Valle di Muggio: lo strano marchingegno «in pensione» da un secolo

Sembra quasi lì a riposare e ad osservare, dopo tanta fatica, il risultato del suo lavoro. Salendo in Valle di Muggio da Morbio non si può fare a meno di notarlo, con le sue geometrie che rievocano epoche passate e un vestito di ruggine che spicca sullo sfondo verde di un praticello. Staziona da anni vicino al vecchio ponte fra Bruzella a Cabbio, che ha contribuito a costruire.

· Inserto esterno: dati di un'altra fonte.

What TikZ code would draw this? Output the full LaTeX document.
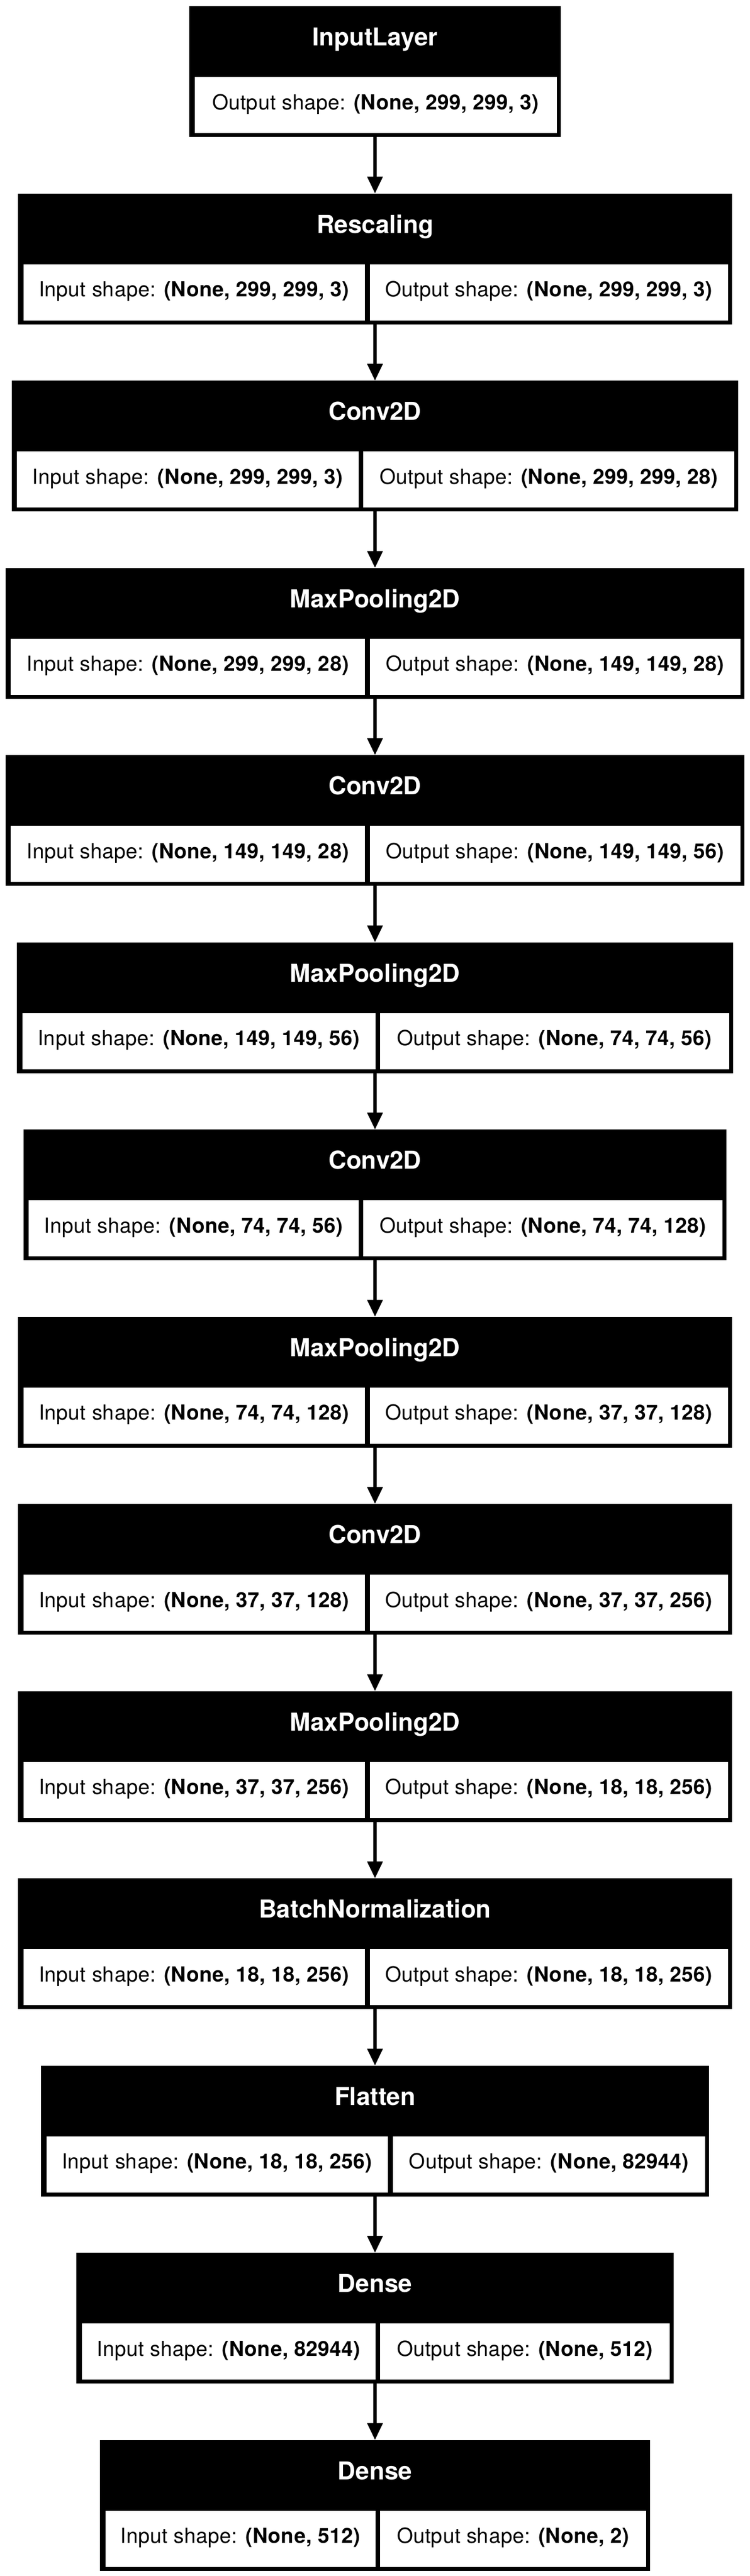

Proprio così: il protagonista della nostra storia è un impianto di frantumazione mobile di pietre per la produzione di ghiaia e pietrisco, come spiega il presidente del Museo etnografico della Valle di Muggio Silvio Bindella. Museo che ne è proprietario. «Proviene da una donazione del nostro primo presidente Oreste Zanetta – racconta Bindella – ed è presumibilmente stato usato durante la costruzione, nel 1909, del vecchio ponte Bruzella-Cabbio in ferro e pietra, che si trova ancora lì accanto. È una bella testimonianza dei progressi tecnici che in quegli anni permisero la costruzione di numerose infrastrutture viarie in valle».
Prima si andava su e giù
Quel macchinario che agli occhi moderni può sembrare strambo, un tempo è stato geniale e decisivo per la comunità che lo ha utilizzato. Come rievoca il libro Valle di Muggio allo specchio. Paesaggio incantevole, paesaggio mutevole a cura di Paolo e Silvia Crivelli (2017), in passato l’unico collegamento fra due villaggi divisi da una valle era una strada che scendeva fino al fiume, lo superava grazie a un piccolo ponte costruito con materiali locali e poi risaliva il versante opposto. I mezzi di trasporto dell’epoca erano attrezzati per affrontare quei dislivelli, ma chi li percorreva, magari ogni giorno, faceva una vitaccia. La svolta è arrivata all’inizio del ventesimo secolo grazie alla rivoluzione industriale, che ha diffuso l’uso del ferro e dell’acciaio stimolando gli ingegneri ad adottare soluzioni innovative, anche ardite. In Valle di Muggio sono cominciati a spuntare imponenti ponti in ferro che hanno portato il tracciato stradale in quota, rendendolo pianeggiante. La nuova rete viaria rispondeva alle esigenze di un traffico che iniziava a motorizzarsi. Evitava stretti tornanti, correggeva dove è possibile i precedenti tracciati, ne disegnava altri radicalmente diversi che correvano al livello dei villaggi, introduceva nuovi manufatti e materiali da costruzione. «Esaminata con i criteri attuali, appare cosa modesta – osservano Paolo e Silvia Crivelli nel loro volume, edito dal Museo etnografico – Di fatto essa rappresenta un’opera ragguardevole realizzata in un’epoca di notevoli ristrettezze finanziarie».
Un’opera da cartolina
Il vuoto naturale fra Bruzella e Cabbio, in fondo al quale scorre il torrente Crotta, è stato superato con un ponte lungo un centinaio di metri e alto una cinquantina costituito da sei archi a tutto sesto e da una travata metallica appoggiata su piloni in sasso. A realizzarla erano state le ditte Wartmann di Brugg e Vallette di Ginevra, mentre a gestire il cantiere c’era l’impresa Cesare Bossi di Bruzella. Anche il costo è d’epoca: centotredicimila franchi per i lavori di muratura e trentacinquemila per la parte in ferro, garantiti per tre quarti da un sussidio stanziato dal Gran Consiglio nel 1912, tre anni dopo il collaudo del ponte. «Le numerose cartoline stampate – recita ancora il libro – testimoniano il valore attribuito al manufatto e al suo inserimento nel paesaggio». In una cartolina, il nostro macchinario che spaccava le pietre non ci è mai finito, ma il suo lavoro l’ha portato a termine e ora, a distanza di un secolo, è lì a ricordarlo.